Here be monsters: what I’ve learned from editing 20 million words of reference works
Last updated 11 April 2023
On the rim of the editorial world, out beyond the well-travelled shipping lanes of non-fiction, the jostling flotillas of novels and the bustling reefs of academia, is a fabled area of publishing rarely glimpsed by the everyday reader or writer. Here dwell academic encyclopedias, catalogues and other major reference works (often called MRWs) – leviathans that dwarf much of the rest of the publishing world in their scope, cost, timescale, demandingness and sheer ambition.
I began working on these as an editorial project manager in 2007 and have been doing so freelance since 2011. In that time, I’ve overseen over fifty print volumes and thousands of pages of online content, with a total word count of over 20 million. I’m not sure I could count the authors involved, but one such work alone had over a thousand. (You can see more about the projects I’ve managed here.)
In some senses, major reference works are total outliers that are utterly unlike other publications, and most editors will never cross paths with one. But the lessons they have taught me are invaluable. They have contributed to the bedrock of how I operate as a freelance editorial project manager and copyeditor, influencing the many and varied other areas in which I work.
Here are seven things I’ve learned from those 20 million words.
1. You’re just a steward, but your job is important
A reference work can feel intimidating to manage – and it should. For the person (usually an academic editor) with their name on the title page, it might be the culmination of a life’s work and a monument they intend to leave for posterity. And for many of the other contributors, it will be a crucial publication marking their progress within their field.
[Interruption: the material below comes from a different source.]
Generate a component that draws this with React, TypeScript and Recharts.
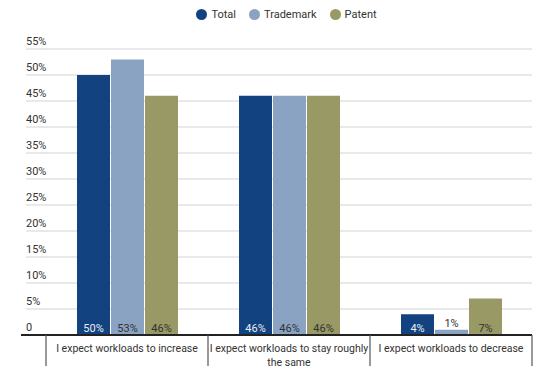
import { BarChart, Bar, XAxis, YAxis, CartesianGrid, LabelList } from "recharts";

const categories = [
  "I expect workloads to increase",
  "I expect workloads to stay roughly the same",
  "I expect workloads to decrease",
];
const total = [50, 46, 4];
const trademark = [53, 46, 1];
const patent = [46, 46, 7];
const yTicks = [0, 5, 10, 15, 20, 25, 30, 35, 40, 45, 50, 55];

const series = [
  { key: "total", name: "Total", color: "#12427f", labelColor: "#e8eef6" },
  { key: "trademark", name: "Trademark", color: "#8aa3c3", labelColor: "#333333" },
  { key: "patent", name: "Patent", color: "#989964", labelColor: "#333333" },
];

const data = categories.map((label, i) => ({
  label,
  total: total[i],
  trademark: trademark[i],
  patent: patent[i],
}));

const FONT = "Roboto, sans-serif";
const GRID_LEFT = 26;
const GRID_RIGHT = 532;

// greedy word wrap using canvas text metrics
const ctx = typeof document !== "undefined" ? document.createElement("canvas").getContext("2d") : null;
function wrap(str: string, maxW: number, font: string) {
  if (!ctx) return [str];
  ctx.font = font;
  const words = str.split(" ");
  const lines: string[] = [];
  let cur = "";
  for (const w of words) {
    const t = cur ? cur + " " + w : w;
    if (cur && ctx.measureText(t).width > maxW) {
      lines.push(cur);
      cur = w;
    } else {
      cur = t;
    }
  }
  if (cur) lines.push(cur);
  return lines;
}

// y ticks: label sits above the gridline, gridline stub reaches left past the plot
const YTick = (props: any) => {
  const { x, y, payload } = props;
  const v = payload.value;
  return (
    <g>
      {v !== 0 && (
        <line x1={GRID_LEFT} x2={x + 1} y1={y} y2={y} stroke="#e2e2e2" strokeWidth={1.5} />
      )}
      <text x={GRID_LEFT} y={y - 4} fill="#333" fontSize={11} fontFamily={FONT}>
        {v === 0 ? "0" : `${v}%`}
      </text>
    </g>
  );
};

const XTick = (props: any) => {
  const { x, y, payload, index, width } = props;
  const bw = width / categories.length;
  const left = x - bw / 2;
  const lines = wrap(String(payload.value), bw, "10.5px Roboto");
  return (
    <g>
      {index === 0 && (
        <line x1={21} x2={GRID_RIGHT} y1={y} y2={y} stroke="#222" strokeWidth={2} />
      )}
      <line x1={left} x2={left} y1={y} y2={y + 31} stroke="#555" strokeWidth={1.2} />
      {index === categories.length - 1 && (
        <line x1={left + bw} x2={left + bw} y1={y} y2={y + 31} stroke="#555" strokeWidth={1.2} />
      )}
      <text x={x} y={y + 17} textAnchor="middle" fill="#333" fontSize={10.5} fontFamily={FONT}>
        {lines.map((l, i) => (
          <tspan key={i} x={x} dy={i === 0 ? 0 : 14}>
            {l}
          </tspan>
        ))}
      </text>
    </g>
  );
};

const makeLabel = (color: string) => (props: any) => {
  const { x, y, width, height, value } = props;
  const cx = x + width / 2;
  const small = height < 14;
  return (
    <text
      x={cx}
      y={small ? y - 3 : y + height - 3}
      textAnchor="middle"
      fill={small ? "#333" : color}
      fontSize={11}
      fontFamily={FONT}
    >
      {`${value}%`}
    </text>
  );
};

export default function App() {
  return (
    <div style={{ position: "absolute", left: 0, top: 0, width: 557, height: 375, background: "#fff" }}>
      <div
        style={{
          position: "absolute",
          top: 8,
          left: 8,
          width: 557,
          display: "flex",
          justifyContent: "center",
          gap: 13,
          fontFamily: FONT,
          fontSize: 11,
          color: "#333",
          zIndex: 1,
        }}
      >
        {series.map((s) => (
          <div key={s.key} style={{ display: "flex", alignItems: "center", gap: 4 }}>
            <span
              style={{
                width: 11,
                height: 11,
                borderRadius: "50%",
                background: s.color,
                display: "inline-block",
              }}
            />
            {s.name}
          </div>
        ))}
      </div>
      <BarChart
        width={557}
        height={375}
        data={data}
        margin={{ top: 49, right: 25, bottom: 0, left: 26 }}
        barCategoryGap={31}
        barGap={1}
      >
        <CartesianGrid horizontal vertical={false} stroke="#e2e2e2" strokeWidth={1.5} />
        <XAxis
          dataKey="label"
          axisLine={false}
          tickLine={false}
          tickSize={0}
          tickMargin={0}
          interval={0}
          tick={XTick}
          height={40}
        />
        <YAxis
          domain={[0, 55]}
          ticks={yTicks}
          width={20}
          axisLine={false}
          tickLine={false}
          tickSize={0}
          tickMargin={0}
          tick={YTick}
          interval={0}
        />
        {series.map((s) => (
          <Bar key={s.key} dataKey={s.key} name={s.name} fill={s.color} isAnimationActive={false}>
            <LabelList dataKey={s.key} content={makeLabel(s.labelColor)} />
          </Bar>
        ))}
      </BarChart>
    </div>
  );
}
That’s a lot of hope and hard work to be shepherding as project manager or copyeditor, and you have to feel comfortable with that level of responsibility.
2. Get it right from the start
If you look at your schedule and see that you have two years to get everything done, it might be tempting to think you can leave some aspects to sort out later.
This is a bad idea.
The bigger the project, the more scope there is for small gremlins to morph into ugly, destructive demons. As a result, in all my work, I put a lot of value on getting things right the first time around. When this doesn’t happen, you can see the effects months or even years later. Issues nobody ever quite pinned down will either snowball into bigger messes or just continue to drain time and resources from more important matters.
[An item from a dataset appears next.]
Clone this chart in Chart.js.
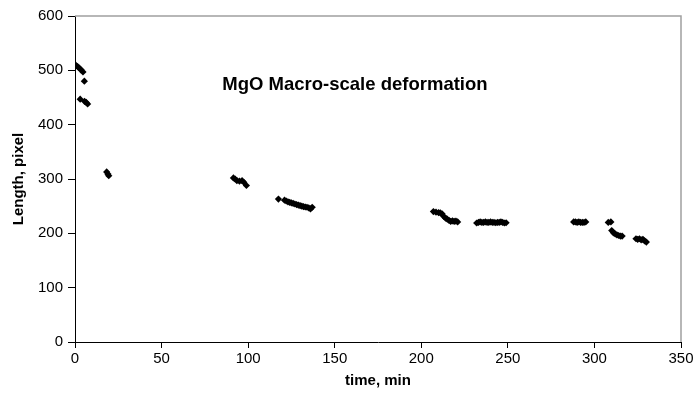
<!DOCTYPE html>
<html><head><meta charset="utf-8">
<script src="https://cdn.jsdelivr.net/npm/chart.js@4"></script>
<style>html,body{margin:0;padding:0;background:#fff}canvas{display:block}</style>
</head><body>
<canvas id="c" width="696" height="403"></canvas>
<script>
const chartTitle = 'MgO Macro-scale deformation';
const xAxisTitle = 'time, min';
const yAxisTitle = 'Length, pixel';
const xTicks = [0, 50, 100, 150, 200, 250, 300, 350];
const yTicks = [0, 100, 200, 300, 400, 500, 600];

const timeMin = [
  0.6, 1.5, 2.5, 3.5, 4.6, 5.4, 3.0, 5.5, 6.5, 7.3, 18.3, 19.0, 19.5,
  91.5, 92.5, 93.5, 95.0, 96.5, 97.5, 99.0,
  117.5, 121, 122, 123, 124, 125, 126, 127, 128, 129, 130, 131, 132, 133, 134, 135, 136, 137,
  207, 208.5, 210, 211, 212, 213, 214, 215, 216, 217, 218, 219, 220, 221,
  232, 233, 234, 235, 236, 237, 238, 239, 240, 241, 242, 243, 244, 245, 246, 247, 248, 249,
  288, 289, 290, 291, 292, 293, 294, 295,
  308, 309.5, 310, 311, 312, 313, 314, 315, 316,
  324, 325, 326, 327, 328, 329, 330
];
const lengthPx = [
  509, 507, 504, 501, 497, 480, 447, 443, 441, 438, 313, 309, 306,
  302, 300, 297, 296, 297, 294, 288,
  263, 261, 259.5, 258, 257, 256, 255, 254, 253, 252, 251, 250, 249, 248.5, 248, 247, 245, 248,
  240, 239, 238, 237.5, 236, 231, 228, 226, 224, 222, 223, 222, 222.5, 221,
  219, 220, 221, 220, 220, 221, 220, 220, 221, 220, 220, 219.5, 220, 220, 221, 220, 219, 219.5,
  221, 221, 220, 221, 220, 220, 220, 221,
  220, 221, 205, 201, 199, 197, 196, 195, 195,
  190, 189, 190, 188, 189, 186, 184
];

const points = timeMin.map((t, i) => ({ x: t, y: lengthPx[i] }));
const FONT = "'Liberation Sans', Arial, sans-serif";

const framePlugin = {
  id: 'frame',
  afterDatasetsDraw(chart) {
    const { ctx, chartArea: a } = chart;
    ctx.save();
    ctx.strokeStyle = '#a0a0a0';
    ctx.lineWidth = 1.5;
    ctx.beginPath();
    ctx.moveTo(a.left, a.top);
    ctx.lineTo(a.right, a.top);
    ctx.lineTo(a.right, a.bottom);
    ctx.stroke();
    ctx.fillStyle = '#000';
    ctx.font = "bold 18.5px " + FONT;
    ctx.textAlign = 'center';
    ctx.textBaseline = 'middle';
    ctx.fillText(chartTitle, a.left + 0.462 * a.width, a.top + 0.212 * a.height);
    ctx.restore();
  }
};

new Chart(document.getElementById('c'), {
  type: 'scatter',
  data: {
    datasets: [{
      data: points,
      pointStyle: 'rectRot',
      radius: 3.6,
      hoverRadius: 3.6,
      backgroundColor: '#000',
      borderColor: '#000',
      borderWidth: 0
    }]
  },
  options: {
    responsive: false,
    animation: false,
    events: [],
    layout: { padding: { top: 16, right: 15, left: 0, bottom: 0 } },
    plugins: { legend: { display: false }, tooltip: { enabled: false }, title: { display: false } },
    scales: {
      x: {
        type: 'linear', min: 0, max: 350,
        afterBuildTicks: s => { s.ticks = xTicks.map(v => ({ value: v })); },
        afterFit: s => { s.height = 61; },
        border: { display: true, color: '#000', width: 1 },
        grid: { drawOnChartArea: false, drawTicks: true, tickLength: 6, color: '#000' },
        ticks: { color: '#000', font: { family: FONT, size: 15 }, padding: 2, maxRotation: 0 },
        title: { display: true, text: xAxisTitle, color: '#000', font: { family: FONT, size: 15, weight: 'bold' }, padding: { top: 0, bottom: 13 } }
      },
      y: {
        type: 'linear', min: 0, max: 600,
        afterBuildTicks: s => { s.ticks = yTicks.map(v => ({ value: v })); },
        afterFit: s => { s.width = 75; },
        border: { display: true, color: '#000', width: 1 },
        grid: { drawOnChartArea: false, drawTicks: true, tickLength: 7, color: '#000' },
        ticks: { color: '#000', font: { family: FONT, size: 15 }, padding: 5 },
        title: { display: true, text: yAxisTitle, color: '#000', font: { family: FONT, size: 15, weight: 'bold' }, padding: { top: 10, bottom: 0 } }
      }
    }
  },
  plugins: [framePlugin]
});
</script>
</body></html>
3. Understand knock-on effects and when to hold your ground…
A seemingly innocuous style-related issue can lead to a chain of changes and rapidly spiral out of control, and it takes experience to anticipate when this might happen. This often means spending time carefully explaining to authors why an apparently minor change that would be fine in a single-author text (in which an author commonly has much more latitude in terms of adopting their own style) can’t be made because it would involve X, Y and Z changes in several other articles.
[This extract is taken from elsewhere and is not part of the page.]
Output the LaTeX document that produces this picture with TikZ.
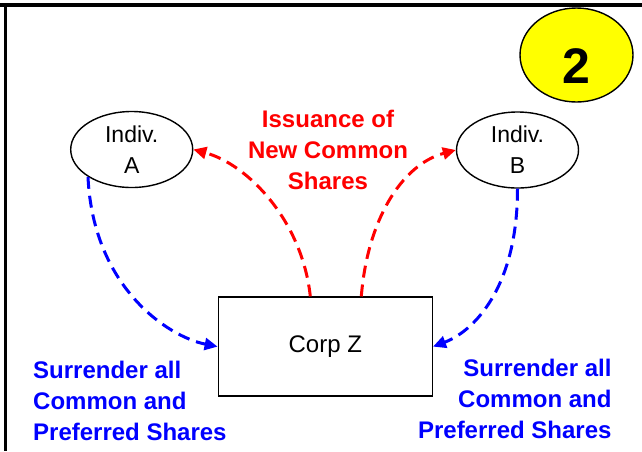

4. … but also know when flexibility is appropriate
Different academic fields have different conventions, and sometimes you just have to live with inconsistency (as far as this is sanctioned by your client, of course). There’s no sense in an author being professionally embarrassed (e.g. by being forced to hyphenate a word that’s never hyphenated in their field – seriously, this stuff can be crucial!) just so you can give yourself a gold star for consistency.
5. There is no substitute for a good checklist
I like to say that I aim to see the wood and the trees, and I owe much of my ability to do this to my experience on reference works. It is essential to be able to keep track of the macro (the overall project direction) and the micro (the fact that entry 423 still doesn’t have citations for all of its references) without sacrificing either – and while understanding the complex web of dependencies and interrelationships between them.
There is no one ‘right’ way to make sure you’re keeping track of every relevant detail. It’s about finding whatever enables you to drive the project rather than being driven by it.
6. Clarity is key
There is always a new way for something to be interpreted (see also ‘authors are endlessly creative at finding ways to break Track Changes’). Hundreds of brains working on a single project means hundreds of potential points of misunderstanding. Using plain language when writing instructions is crucial, especially if the contributors vary in their English proficiency. It’s not patronising – it’s polite and respectful of people’s time, as it lets them deal with your enquiries as efficiently as possible.
7. There will be problems and you will have to solve them
One of my major goals as a project manager and copyeditor is always to make things happen and keep things moving. Sometimes this means finding creative compromises. Sometimes it means making difficult decisions where there is no right answer. Most importantly, it means listening to different viewpoints in order to find a way forward that, whenever possible, gives everybody the essence of what they want if not the detail.
Major reference works are vast deposits of humanity, often with the voices, perspectives, and perceptions of hundreds or thousands of people. And naturally, all of these people will have their own views on how a piece of academic writing should be produced. Even when there is just one author undertaking their own personal labour of Hercules, the span of writing time and breadth of content are likely to bring tensions to resolve, both editorial and personal.
There is a subtle art to weaving a path through the competing imperatives of projects like these. Reference works are hugely challenging monsters to work with, but the sense of achievement from doing so is huge. However chaotic and wilful your monster may seem, you can tame it. And it will teach you all sorts of useful tricks to use on your less fearsome charges too.